Когда мы долго не звонили, В.Б. звонил сам.

– Вы русскую историю хорошо знаете? Почему Барклая после Смоленска едва не забили камнями и вообще отставили? Вы говорили мне об его письмах в “Русском архиве”. Приходите.


– Приходите. Вы мне нужны как собеседник по ОПОЯЗу. Вы про нас знаете. Хочу поговорить о том, чего мы не сделали.

Или присылал открытки.

“Дорогой Александр Павлович. Позвоните мне. Дам нет. Я тоскую по людям. Виктор Шкловский” (28 апреля 1979 г.).

Иногда вокруг Шкловского было много людей, а в некоторые месяцы почему-то почти никого, он казался очень одиноким. В новогоднюю ночь 31 декабря 1971 г., кроме нас с М. Ч., из гостей была только О.Г. Суок. За исключением иностранцев, в доме не бывала молодежь – студенты, аспиранты; это удивляло. На днях рождения в начале 70-х годов народу бывало немного. На юбилеях – больше.

Лучший юбилей был в 1963 году (семидесятилетие). На вечере в ЦДЛ выступали Ю.Г. Оксман (он вел вечер), П.Г. Богатырев, Д.С. Лихачев, И.Л. Андроников, В.В. Иванов, В.Ф. Огнев, З.С. Паперный.

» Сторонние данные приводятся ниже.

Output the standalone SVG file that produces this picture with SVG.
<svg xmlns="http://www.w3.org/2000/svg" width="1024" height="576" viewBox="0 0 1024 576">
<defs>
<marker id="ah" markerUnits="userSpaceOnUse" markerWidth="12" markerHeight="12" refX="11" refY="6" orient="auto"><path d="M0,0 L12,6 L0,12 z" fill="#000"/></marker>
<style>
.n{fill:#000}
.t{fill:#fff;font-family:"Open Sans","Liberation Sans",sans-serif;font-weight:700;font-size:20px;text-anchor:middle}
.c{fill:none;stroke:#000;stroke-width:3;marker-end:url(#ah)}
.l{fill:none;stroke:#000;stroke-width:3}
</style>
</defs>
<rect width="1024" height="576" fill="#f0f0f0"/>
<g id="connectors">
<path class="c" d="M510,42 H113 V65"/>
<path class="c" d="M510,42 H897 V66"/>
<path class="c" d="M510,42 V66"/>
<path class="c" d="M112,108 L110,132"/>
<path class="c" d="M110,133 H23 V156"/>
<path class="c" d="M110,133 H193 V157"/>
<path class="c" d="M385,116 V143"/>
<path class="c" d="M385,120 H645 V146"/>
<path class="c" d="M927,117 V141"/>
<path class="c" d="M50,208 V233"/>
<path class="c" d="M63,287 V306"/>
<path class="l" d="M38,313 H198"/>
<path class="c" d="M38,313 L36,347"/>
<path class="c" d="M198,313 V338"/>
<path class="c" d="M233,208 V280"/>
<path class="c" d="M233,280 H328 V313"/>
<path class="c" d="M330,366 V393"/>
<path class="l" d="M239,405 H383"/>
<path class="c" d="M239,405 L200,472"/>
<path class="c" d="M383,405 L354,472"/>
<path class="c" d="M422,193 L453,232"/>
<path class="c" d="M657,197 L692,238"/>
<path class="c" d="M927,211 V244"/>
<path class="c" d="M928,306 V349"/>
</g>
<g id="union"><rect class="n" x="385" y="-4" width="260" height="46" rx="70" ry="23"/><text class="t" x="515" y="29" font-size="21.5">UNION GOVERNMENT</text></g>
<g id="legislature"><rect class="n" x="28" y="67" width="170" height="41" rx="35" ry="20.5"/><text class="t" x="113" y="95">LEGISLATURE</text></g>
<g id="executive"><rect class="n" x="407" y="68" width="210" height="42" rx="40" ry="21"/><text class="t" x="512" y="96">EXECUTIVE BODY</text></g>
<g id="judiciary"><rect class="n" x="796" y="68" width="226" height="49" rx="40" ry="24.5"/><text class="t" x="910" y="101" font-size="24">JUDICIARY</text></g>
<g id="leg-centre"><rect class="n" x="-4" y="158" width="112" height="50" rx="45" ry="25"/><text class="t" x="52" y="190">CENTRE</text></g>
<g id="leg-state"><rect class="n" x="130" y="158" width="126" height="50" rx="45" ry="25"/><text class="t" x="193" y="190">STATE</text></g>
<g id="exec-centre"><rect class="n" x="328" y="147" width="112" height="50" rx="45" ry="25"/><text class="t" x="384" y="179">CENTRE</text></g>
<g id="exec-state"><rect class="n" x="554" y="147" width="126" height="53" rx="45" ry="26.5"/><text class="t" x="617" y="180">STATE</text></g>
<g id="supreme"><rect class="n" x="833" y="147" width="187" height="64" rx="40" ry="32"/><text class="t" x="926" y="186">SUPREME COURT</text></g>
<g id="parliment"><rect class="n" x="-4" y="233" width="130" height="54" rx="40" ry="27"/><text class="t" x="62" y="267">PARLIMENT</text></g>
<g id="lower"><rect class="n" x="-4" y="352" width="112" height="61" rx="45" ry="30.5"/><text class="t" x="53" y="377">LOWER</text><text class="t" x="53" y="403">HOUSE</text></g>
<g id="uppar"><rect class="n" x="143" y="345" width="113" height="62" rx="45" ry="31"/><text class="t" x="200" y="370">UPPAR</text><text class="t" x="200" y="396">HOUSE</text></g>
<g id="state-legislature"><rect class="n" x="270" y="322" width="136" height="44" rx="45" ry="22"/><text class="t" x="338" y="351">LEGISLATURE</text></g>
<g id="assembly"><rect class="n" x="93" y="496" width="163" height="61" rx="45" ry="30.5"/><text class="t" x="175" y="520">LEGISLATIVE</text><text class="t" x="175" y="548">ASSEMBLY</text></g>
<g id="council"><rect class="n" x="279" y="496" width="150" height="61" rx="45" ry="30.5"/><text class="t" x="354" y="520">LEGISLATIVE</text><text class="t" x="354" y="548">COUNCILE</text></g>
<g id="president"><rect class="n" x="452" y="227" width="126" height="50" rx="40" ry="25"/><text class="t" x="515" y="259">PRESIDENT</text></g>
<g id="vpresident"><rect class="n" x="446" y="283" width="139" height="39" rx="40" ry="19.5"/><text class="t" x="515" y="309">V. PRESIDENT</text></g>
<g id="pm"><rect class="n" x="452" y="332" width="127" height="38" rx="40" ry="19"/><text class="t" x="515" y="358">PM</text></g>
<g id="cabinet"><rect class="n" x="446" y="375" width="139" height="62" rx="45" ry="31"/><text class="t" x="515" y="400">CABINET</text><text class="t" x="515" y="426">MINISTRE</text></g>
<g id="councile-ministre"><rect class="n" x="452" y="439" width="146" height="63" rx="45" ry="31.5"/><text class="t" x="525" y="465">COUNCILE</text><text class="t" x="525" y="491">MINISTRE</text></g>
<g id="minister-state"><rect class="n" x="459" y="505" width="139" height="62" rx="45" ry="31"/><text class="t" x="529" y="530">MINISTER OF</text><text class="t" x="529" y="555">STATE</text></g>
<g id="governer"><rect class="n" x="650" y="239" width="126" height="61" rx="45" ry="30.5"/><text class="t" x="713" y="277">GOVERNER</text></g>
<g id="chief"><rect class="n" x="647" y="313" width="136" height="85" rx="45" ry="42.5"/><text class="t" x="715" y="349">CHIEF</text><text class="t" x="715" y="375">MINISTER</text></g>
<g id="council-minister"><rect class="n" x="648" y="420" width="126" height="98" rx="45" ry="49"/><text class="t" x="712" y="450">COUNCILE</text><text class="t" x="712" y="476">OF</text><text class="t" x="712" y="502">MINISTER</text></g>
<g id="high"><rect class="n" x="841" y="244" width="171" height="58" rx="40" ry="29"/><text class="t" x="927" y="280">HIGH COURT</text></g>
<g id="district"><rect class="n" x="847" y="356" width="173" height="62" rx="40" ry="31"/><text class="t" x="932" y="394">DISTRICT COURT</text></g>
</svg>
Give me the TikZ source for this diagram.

Было много телеграмм. “Секция кибернетики АН СССР приветствует одного из пионеров применения структурных методов в гуманитарных науках”. В.В. Иванов сказал, что деятельность ОПОЯЗа – эпоха в истории науки.

И всего через пять лет было уже совсем не то. Множество официальных лиц: С.В. Михалков, Г. Мдивани, К.А. Федин, В.О. Перцов. Следующий юбилей (восьмидесятилетие) был еще хуже. Выступали в основном издатели. Правда, А. Вознесенский подарил “настоящий пенджабский лук” (первый раз его же он преподносил за несколько дней до этого на банкете) и в процессе дарения, намекая на “Тетиву”, целился в президиум, а там закрывались руками.

На девяностолетии хорошо говорили В.А. Каверин, Д.С. Лихачев. Как и двадцать лет назад, выступал В.В. Иванов. Но время стояло другое, глухое, частное, и даже у него выступление было семейное, про Лаврушинский. Ветер уже не наполнял паруса семиотики. Но он сказал важную вещь: “В поздних книгах Шкловского многое добавлено к ранним”.